Kisah Injil ini kaya dengan pesan-pesan rohani yang luar biasa. Tuhan selalu memiliki rencana bagi semua orang. Semua perintah-Nya mengubah seluruh hidup orang tersebut. Kita melihat kehidupan Simon dan teman-temannya. Mereka berubah, bertobat sehingga berani meninggalkan segalanya dan mengikuti Yesus. Para murid pertama membantu kita menyadari bahwa berpegang teguh pada pengalaman saja belumlah cukup. Kita harus menggunakan telinga untuk banyak mendengar dan siap menerima koreksi persaudaraan. Dengan demikian wawasan kita akan semakin luas dan kita boleh berhasil dengan sebaik-baiknya, sebagaimana dialami Simon dan teman-temannya. Terlepas dari Tuhan Yesus, kita tidak bisa berbuat apa-apa.

Tuhan Yesus menjadikan Simon dan teman-temannya penjala manusia. Artinya mereka akan beralih profesi dari hidup lama sebagai nelayan menjadi mitra-Nya untuk mensejahterakan manusia secara lahir dan bathin. Para murid Yesus nantinya tidak hanya membaptis orang untuk menjadi pengikut Kristus saja, tetapi mereka juga mensejahterakan manusia secara lahiria. Orang bisa memuji dan memuliakan Tuhan kalau perut mereka kenyang.Maka manusia yang masuk dalam jala Tuhan itu sungguh-sungguh sejahtera lahir dan bathin.

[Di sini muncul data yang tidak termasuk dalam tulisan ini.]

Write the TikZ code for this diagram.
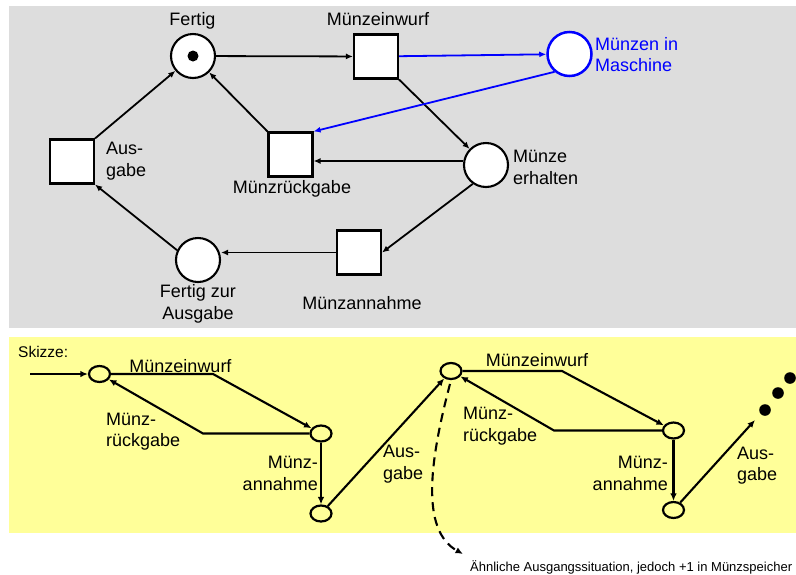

Untuk menjadi penjala manusia maka butuh sebuah kebijaksanaan khusus. St. Paulus dalam bacaan pertama mengingatkan jemaat di Korintus supaya mereka jangan menipu diri sendiri. Ada di antara mereka yang berpikir bahwa mereka berhikmat di mata dunia. Paulus mengatakan bahawa mereka sebaiknya menjadi bodoh supaya bisa behikmat di hadirat Allah. Hikmat dunia adalah kebodohan bagi Allah. Paulus menyadarkan jemaat di Korintus supaya mereka yakin bahwa hidup mereka sepenuhnya ada di tangan Tuhan. Sebab itu mereka harus sadar diri sebagai milik Kristus yang juga merupakan milik Allah.

Mengikuti Kristus dari dekat berarti menjadi milik Allah sendiri. Sebab itu perlu komitmen untuk setia dalam mengikuti-Nya. Orang yang setia akan berani menyerahkan dirinya secara total, kemauan, pikiran, keinginan dan ambisi pribadinya dalam tangan Tuhan. Mari kita belajar dari Simon dan teman-temannya. Mereka terpilih menjadi penjala manusia karena taat kepada Kristus. Kita pun boleh membuka diri untuk taat kepada Kristus, sehingga bisa menghasilkan buah dalam usaha dan karya kita.